Mr. Kugel says energy production and service stocks and technology issues are those sorts of companies, and he has invested 75 percent of his portfolio in them. He adds that the Capital Opportunities fund also has holdings in diverse consumer companies, such as Federal Express.
Some of the fund's best stock performers include Amarex, an oil production stock bought at $14 which rose to $38 at the end of the year; Western Company of North America, an offshore driller also held by the Hartwell Leverage Fund, which went from $19 to $57; and Prime Computer, which started the year at $11 and finished at $41.
Capital Opportunities is the only one of the top three mutuals to pay out of dividend and capital-gains distribution to shareholders. At the end of this month, shareholders will receive about $1.40 per share of capital gains, compared with 92 cents a share last year, Mr. Kugel says. He adds that the dividend payable at the end of this month is likely to be less than the 25 cents a share paid out last year.
He is optimistic about the performance of the equities market in the enxt 12 months. "We expect the market to rise, but to what extent will depend on the proposed programs and their implementation by the Reagan administration," he says.
A surge of new shareholders helped to boost the assets of the third-ranked Constellation Growth Fund from $12.96 a share at the end of 1979 to $22.61 at the end of 1980, for a total of $55 million in assets. The number of shares outstanding of this no-load fund, managed byWeingarten Management Corporation in New York, more than doubled, from 910,000 to 2,423,000 during the same time, said Harry Hutzler, portfolio manager and vice-president of the management firm.

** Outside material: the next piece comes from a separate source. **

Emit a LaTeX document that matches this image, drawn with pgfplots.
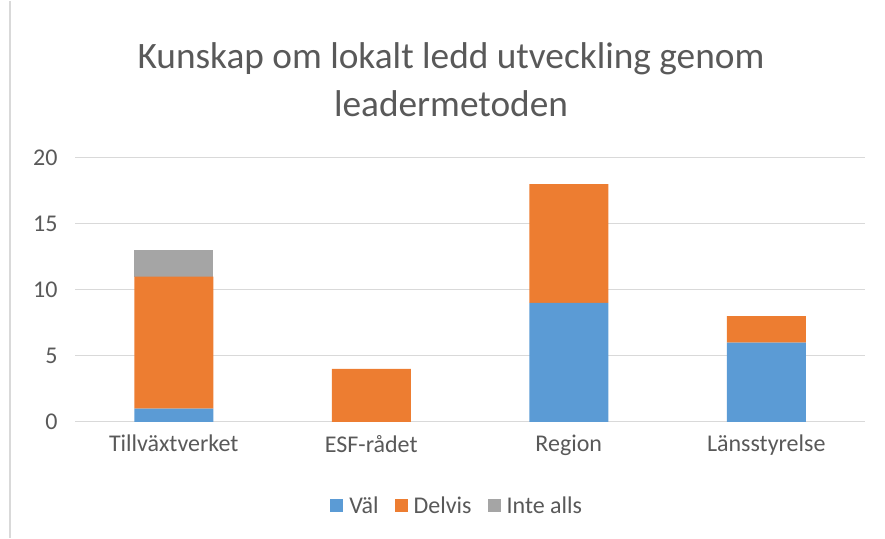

Although Constellation is heavily invested in natural resources and equipment stocks (35 percent of the portfolio) and technology (21 percent), it also invests 11 percent of its assets in medical products and services stocks, such as National Medical Enterprises, a hospital management firm, which went from $18 (adjusted for a 3-for-2 stock split) to $37 over the course of last year, and US Surgical, a hospital supplier, which rose from $17.50 to $29.50 during the same time.
"We concentrate on secondary issues," Mr. Hutzler says. He describes those issues as "not the big ones, not the small ones, but medium-size companies." He adds: "Growth in earnings is the key factor in picking stocks. When earnings fall below the level we think they should be at, we sell."
Constellation rarely holds its assetts in cash. "We are fully invested unless there are extraordinary circumstances," says Mr. Hutzler, who notes that his portfolio includes more than 100 stocks. He typically invests half a million dollars in any one stock. The fund intends to follow its small, general pattern of investment in 1981.
Constellation has not paid out any dividends or gains to its shareholders since Weingarten took over its management four years ago because of a large tax-loss carry-forward, which was cleared in 1980, according to Mr. Hutzler.